I play the organ at church, but I could easily be replaced by an iPod. And the iPod would make fewer mistakes.
I take pictures, but let's be honest: anyone with a decent camera can do that, too.
I can sing, but there's about a million other people in the world who can sing, too, and most of them much better than me.
I can act, but really, that's purely frivolous entertainment. It's fun, but not really useful. I'm certainly not good enough as a singer or actor that anyone would ever pay me for it.
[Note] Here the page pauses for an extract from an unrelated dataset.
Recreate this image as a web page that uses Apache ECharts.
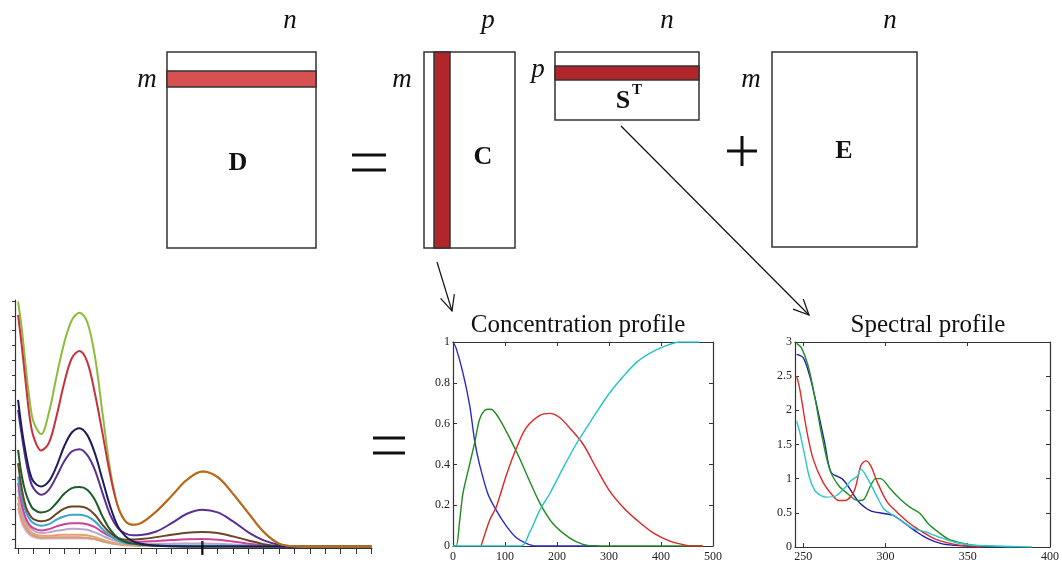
<!DOCTYPE html>
<html><head><meta charset="utf-8">
<script src="https://cdn.jsdelivr.net/npm/echarts@6/dist/echarts.min.js"></script>
<style>html,body{margin:0;padding:0;background:#fff}#c{width:1062px;height:563px}</style>
</head><body><div id="c"></div>
<script>
// ---------- Bottom-left: mixture spectra (x, y in tick units) ----------
const blX = [0,0.25,0.5,0.75,1,1.5,2,2.5,3,3.5,4,4.5,5,5.5,6,6.5,7,7.5,8,9,10,11,12,13,14,15,16,17,18,20,23];
const blGreen   = [15.95,14.05,11.6,9.35,7.9,7.05,8.46,10.9,13.15,14.7,15.2,14.6,12.3,8.46,4.65,2.2,1.19,0.96,1.07,1.86,2.9,3.98,4.54,4.16,3.04,1.74,0.47,-0.31,-0.48,-0.5,-0.5];
const blRed     = [15.06,12.9,10.47,8.23,6.9,5.95,6.44,8.23,10.47,12.15,12.64,11.92,9.8,7.1,4.3,2.2,1.19,0.96,1.07,1.86,2.9,3.98,4.54,4.16,3.04,1.74,0.47,-0.31,-0.48,-0.5,-0.5];
const blNavy    = [9.35,7.34,5.77,4.54,3.87,3.53,3.87,4.88,6.22,7.16,7.45,7.0,5.77,3.98,2.19,0.85,0.18,-0.16,-0.31,-0.45,-0.49,-0.5,-0.5,-0.5,-0.5,-0.5,-0.5,-0.5,-0.5,-0.5,-0.5];
const blPurple  = [8.68,6.9,5.32,4.09,3.42,2.98,3.31,4.2,5.21,5.88,6.04,5.66,4.65,3.09,1.63,0.74,0.36,0.25,0.27,0.51,1.07,1.7,1.97,1.79,1.19,0.45,-0.09,-0.38,-0.49,-0.5,-0.5];
const blDkGreen = [6.0,4.2,3.09,2.42,2.01,1.79,1.92,2.42,3.04,3.42,3.49,3.31,2.64,1.52,0.63,0.07,-0.2,-0.3,-0.38,-0.44,-0.49,-0.5,-0.5,-0.5,-0.5,-0.5,-0.5,-0.5,-0.5,-0.5,-0.5];
const blBrown   = [5.1,3.31,2.19,1.63,1.34,1.19,1.3,1.7,2.04,2.19,2.19,2.06,1.63,0.96,0.4,0.07,-0.04,-0.03,0.0,0.13,0.29,0.43,0.47,0.4,0.18,-0.09,-0.34,-0.47,-0.49,-0.5,-0.5];
const blCyan    = [4.2,2.75,1.86,1.34,1.07,0.89,1.0,1.3,1.52,1.63,1.63,1.52,1.19,0.67,0.22,-0.09,-0.27,-0.33,-0.38,-0.42,-0.45,-0.45,-0.45,-0.45,-0.46,-0.47,-0.48,-0.49,-0.5,-0.5,-0.5];
const blMagenta = [3.76,2.3,1.41,0.96,0.74,0.58,0.67,0.85,1.0,1.07,1.07,1.0,0.8,0.47,0.18,-0.04,-0.16,-0.18,-0.18,-0.13,-0.07,-0.02,0.0,-0.04,-0.16,-0.31,-0.43,-0.49,-0.5,-0.5,-0.5];
const blLavender= [3.31,1.97,1.19,0.8,0.58,0.4,0.45,0.56,0.63,0.69,0.67,0.63,0.45,0.22,0.0,-0.16,-0.27,-0.3,-0.31,-0.31,-0.31,-0.3,-0.29,-0.31,-0.36,-0.42,-0.47,-0.49,-0.5,-0.5,-0.5];
const blPeach   = [2.86,1.63,0.96,0.58,0.36,0.22,0.22,0.27,0.29,0.29,0.29,0.25,0.13,-0.04,-0.2,-0.31,-0.38,-0.41,-0.43,-0.44,-0.45,-0.45,-0.45,-0.46,-0.47,-0.48,-0.49,-0.5,-0.5,-0.5,-0.5];
const blTan     = [2.42,1.3,0.74,0.4,0.22,0.11,0.11,0.12,0.13,0.13,0.13,0.09,0.0,-0.16,-0.27,-0.34,-0.4,-0.42,-0.44,-0.45,-0.46,-0.46,-0.46,-0.47,-0.47,-0.48,-0.49,-0.5,-0.5,-0.5,-0.5];
const blPink    = [2.08,1.07,0.58,0.29,0.13,0.02,0.04,0.04,0.04,0.04,0.04,0.03,0.0,-0.13,-0.27,-0.36,-0.42,-0.44,-0.46,-0.47,-0.47,-0.47,-0.47,-0.48,-0.48,-0.49,-0.5,-0.5,-0.5,-0.5,-0.5];
const blXTicks = [0,1,2,3,4,5,6,7,8,9,10,11,12,13,14,15,16,17,18,19,20,21,22,23];
const blYTicks = [0,1,2,3,4,5,6,7,8,9,10,11,12,13,14,15,16];
const blCenterMark = [[12, -0.6]];

// ---------- Concentration profile ----------
const concBlueX  = [0,6,19,32,42,51,67,83,103,122,141,160,280];
const concBlueY  = [1,0.97,0.85,0.69,0.51,0.4,0.256,0.176,0.096,0.04,0.013,0,0];
const concGreenX = [0,6,13,19,32,42,51,61,70,77,90,109,128,147,167,192,224,250,276,480];
const concGreenY = [0,0,0.128,0.256,0.4,0.51,0.62,0.665,0.67,0.665,0.62,0.53,0.43,0.32,0.21,0.11,0.04,0.008,0,0];
const concRedX   = [54,71,83,103,122,141,167,186,205,224,250,276,301,327,353,385,417,449,462,480];
const concRedY   = [0,0.13,0.19,0.35,0.48,0.58,0.64,0.65,0.63,0.58,0.5,0.38,0.27,0.19,0.128,0.064,0.024,0.003,0,0];
const concCyanX  = [0,131,147,167,186,212,237,256,276,301,327,353,378,404,436,474];
const concCyanY  = [0,0,0.064,0.176,0.256,0.384,0.5,0.576,0.656,0.75,0.83,0.9,0.944,0.976,1,1];

// ---------- Spectral profile ----------
const specBlueX  = [246,250,254,257,260,263,267,273.5,277,281,285,291,299,305,311,319,326,334,342,352,370,380];
const specBlueY  = [2.82,2.77,2.5,2.2,1.87,1.53,1.09,1.0,0.9,0.75,0.63,0.53,0.49,0.46,0.36,0.22,0.12,0.05,0.024,0.01,0,0];
const specGreenX = [246,249,253,257,261,266,271.5,277,283,287,291,294,297,303,309,315,321,326,332,338,346,354,366,377];
const specGreenY = [2.98,2.91,2.65,2.2,1.67,1.14,0.9,0.78,0.68,0.7,0.9,1.0,1.0,0.85,0.7,0.58,0.49,0.34,0.22,0.12,0.06,0.024,0.01,0];
const specRedX   = [246,248,252,256,262,268,271.5,275.5,281,285,288,291,295,301,307,315,322.5,330,338,346,358];
const specRedY   = [2.5,2.3,1.72,1.29,0.95,0.75,0.68,0.68,0.82,1.19,1.26,1.19,0.95,0.66,0.51,0.34,0.22,0.12,0.06,0.024,0];
const specCyanX  = [246,248,251,254,258,264,270,275.5,279,283,285,287,291,295,299,305,311,317,324.5,332,342,352,366,389];
const specCyanY  = [1.84,1.67,1.33,1.0,0.8,0.73,0.75,0.87,0.97,1.04,1.14,1.09,0.92,0.73,0.56,0.46,0.36,0.27,0.22,0.15,0.07,0.03,0.015,0];
const specXTicks = [250,300,350,400];

const SERIF = '"Liberation Serif","DejaVu Serif",serif';
const zip = (xs, ys) => xs.map((x, i) => [x, ys[i]]);

// red spectrum: red over its first peak, orange-brown where it runs with the green one
const redTail = { type: 'linear', x: 0, y: 0, x2: 1, y2: 0, colorStops: [
  { offset: 0, color: '#c8303c' }, { offset: 0.27, color: '#c8303c' },
  { offset: 0.29, color: '#c4621e' }, { offset: 1, color: '#c4621e' }] };

const blSeries = [
  ['pink', blPink, '#eeaabb'], ['tan', blTan, '#c9a07c'], ['peach', blPeach, '#e8a070'],
  ['lavender', blLavender, '#b8a8c4'], ['magenta', blMagenta, '#d0409a'], ['cyan', blCyan, '#3aa6c8'],
  ['brown', blBrown, '#6a4424'], ['dkgreen', blDkGreen, '#1d5a2c'], ['purple', blPurple, '#5a3090'],
  ['navy', blNavy, '#1c1c5c'], ['green', blGreen, '#8cbc3c'], ['red', blRed, redTail]
];

const series = [];
blSeries.forEach(([name, ys, color]) => {
  series.push({ name, type: 'line', xAxisIndex: 0, yAxisIndex: 0, data: zip(blX, ys),
    smooth: 0.35, showSymbol: false, lineStyle: { color, width: 2 } });
});
series.push({ type: 'scatter', xAxisIndex: 0, yAxisIndex: 0, data: blCenterMark, symbol: 'rect',
  symbolSize: [2.5, 14], itemStyle: { color: '#000' }, silent: true, z: 5 });

[[concBlueX, concBlueY, '#2a2ac8'], [concGreenX, concGreenY, '#1f8a1f'],
 [concRedX, concRedY, '#e02424'], [concCyanX, concCyanY, '#22c4c4']].forEach(([xs, ys, c]) => {
  series.push({ type: 'line', xAxisIndex: 1, yAxisIndex: 1, data: zip(xs, ys), smooth: 0.3,
    showSymbol: false, lineStyle: { color: c, width: 1.4 }, itemStyle: { color: c } });
});
[[specBlueX, specBlueY, '#2020b0'], [specGreenX, specGreenY, '#1f8f1f'],
 [specRedX, specRedY, '#e02828'], [specCyanX, specCyanY, '#2cc6c6']].forEach(([xs, ys, c]) => {
  series.push({ type: 'line', xAxisIndex: 3, yAxisIndex: 3, data: zip(xs, ys), smooth: 0.3,
    showSymbol: false, lineStyle: { color: c, width: 1.4 }, itemStyle: { color: c } });
});

const axLine = { show: true, onZero: false, lineStyle: { color: '#333', width: 1.2 } };
const lab = { fontFamily: SERIF, fontSize: 12, color: '#222' };

// ---------- diagram helpers ----------
const INK = '#111';
function box(x, y, w, h, fill) {
  return { type: 'rect', shape: { x, y, width: w, height: h }, style: { fill, stroke: '#333', lineWidth: 1.5 } };
}
function txt(t, x, y, font) {
  return { type: 'text', x, y, style: { text: t, font, fill: INK, align: 'center', verticalAlign: 'middle', textAlign: 'center', textVerticalAlign: 'middle' } };
}
function seg(x1, y1, x2, y2, w) {
  return { type: 'line', shape: { x1, y1, x2, y2 }, style: { stroke: INK, lineWidth: w } };
}
function arrow(x1, y1, x2, y2) {
  const dx = x2 - x1, dy = y2 - y1, L = Math.hypot(dx, dy);
  const ux = -dx / L, uy = -dy / L, a = 25 * Math.PI / 180, len = 17;
  const p1 = [x2 + len * (ux * Math.cos(a) - uy * Math.sin(a)), y2 + len * (ux * Math.sin(a) + uy * Math.cos(a))];
  const p2 = [x2 + len * (ux * Math.cos(-a) - uy * Math.sin(-a)), y2 + len * (ux * Math.sin(-a) + uy * Math.cos(-a))];
  return [seg(x1, y1, x2, y2, 1.2),
    { type: 'polyline', shape: { points: [p1, [x2, y2], p2] }, style: { stroke: INK, lineWidth: 1.2, fill: null } }];
}
const IT = 'italic 27px ' + SERIF;
const BD = 'bold 26px ' + SERIF;
const graphics = [
  box(167, 52, 149, 196, '#fff'), box(167, 71, 149, 16, '#d65252'),
  box(424, 52, 91, 196, '#fff'), box(434, 52, 16, 196, '#b1262b'),
  box(555, 52, 144, 68, '#fff'), box(555, 66, 144, 14, '#b1262b'),
  box(772, 52, 145, 195, '#fff'),
  txt('n', 290, 21, IT), txt('m', 147, 80, IT), txt('D', 238, 163, BD),
  txt('p', 488, 21, IT), txt('m', 402, 80, IT), txt('C', 483, 157, BD),
  txt('n', 667, 21, IT), txt('p', 538, 70, IT), txt('S', 623, 101, BD), txt('T', 637, 90, 'bold 15px ' + SERIF),
  txt('n', 890, 21, IT), txt('m', 751, 80, IT), txt('E', 844, 151, BD),
  seg(352, 155, 386, 155, 3), seg(352, 170, 386, 170, 3),
  seg(727, 151, 757, 151, 3), seg(742, 136, 742, 166, 3),
  seg(373, 438, 405, 438, 3), seg(373, 453, 405, 453, 3),
  ...arrow(437, 262, 452, 311), ...arrow(621, 126, 809, 315),
  txt('Concentration profile', 578, 325, '25px ' + SERIF),
  txt('Spectral profile', 928, 325, '25px ' + SERIF)
];

const chart = echarts.init(document.getElementById('c'), null, { renderer: 'canvas' });
chart.setOption({
  animation: false,
  backgroundColor: '#fff',
  grid: [
    { left: 15, top: 300, width: 357, height: 248 },
    { left: 453, top: 342, width: 260, height: 208 },
    { left: 795, top: 342, width: 263, height: 206 }
  ],
  xAxis: [
    { type: 'value', gridIndex: 0, min: -0.2, max: 23.05, axisLine: axLine,
      axisTick: { show: true, customValues: blXTicks, length: 6, lineStyle: { color: '#333' } },
      axisLabel: { show: false }, splitLine: { show: false } },
    { type: 'value', gridIndex: 1, min: 0, max: 500, interval: 100, axisLine: axLine,
      axisTick: { inside: true, length: 4 }, axisLabel: Object.assign({ margin: 5 }, lab), splitLine: { show: false } },
    { type: 'value', gridIndex: 1, position: 'top', min: 0, max: 500, interval: 100, axisLine: axLine,
      axisTick: { inside: true, length: 4 }, axisLabel: { show: false }, splitLine: { show: false } },
    { type: 'value', gridIndex: 2, min: 245, max: 400, axisLine: axLine,
      axisTick: { inside: true, length: 4, customValues: specXTicks },
      axisLabel: Object.assign({ margin: 4, customValues: specXTicks }, lab), splitLine: { show: false } },
    { type: 'value', gridIndex: 2, position: 'top', min: 245, max: 400, axisLine: axLine,
      axisTick: { inside: true, length: 4, customValues: specXTicks }, axisLabel: { show: false }, splitLine: { show: false } }
  ],
  yAxis: [
    { type: 'value', gridIndex: 0, min: -0.6, max: 16.06, axisLine: axLine,
      axisTick: { show: true, customValues: blYTicks, length: 3, lineStyle: { color: '#333' } },
      axisLabel: { show: false }, splitLine: { show: false } },
    { type: 'value', gridIndex: 1, min: 0, max: 1, interval: 0.2, axisLine: axLine,
      axisTick: { inside: true, length: 4 }, axisLabel: Object.assign({ margin: 3 }, lab), splitLine: { show: false } },
    { type: 'value', gridIndex: 1, position: 'right', min: 0, max: 1, interval: 0.2, axisLine: axLine,
      axisTick: { inside: true, length: 4 }, axisLabel: { show: false }, splitLine: { show: false } },
    { type: 'value', gridIndex: 2, min: 0, max: 3, interval: 0.5, axisLine: axLine,
      axisTick: { inside: true, length: 4 }, axisLabel: Object.assign({ margin: 3 }, lab), splitLine: { show: false } },
    { type: 'value', gridIndex: 2, position: 'right', min: 0, max: 3, interval: 0.5, axisLine: axLine,
      axisTick: { inside: true, length: 4 }, axisLabel: { show: false }, splitLine: { show: false } }
  ],
  series,
  graphic: { elements: graphics }
});
</script>
</body></html>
I really don't do anything that has any genuine value. And I never live in one place long enough to really leave a lasting impression on anyone. Once I move away, I just slowly fade out of people's memories. After a while, it's like I was never there in the first place.
I'm so replaceable.
So, yeah. Today has been pretty crappy. My brain hates me for some reason, and made that abundantly clear last night. The funny thing is, I never really thought any of those things about myself before. I always thought I was a fairly cool chickie (despite using words like "chickie"). So I'm not sure where my brain is getting all of this from. I had no idea that I had so much self-loathing in my subconscious.
But when I think about it, my brain has a point. What good am I, really? I don't really do anything particularly useful. I just kind of... exist.
I suppose that's true for most people, though. I had just always liked to think that maybe there was a greater purpose for my life than just "existing."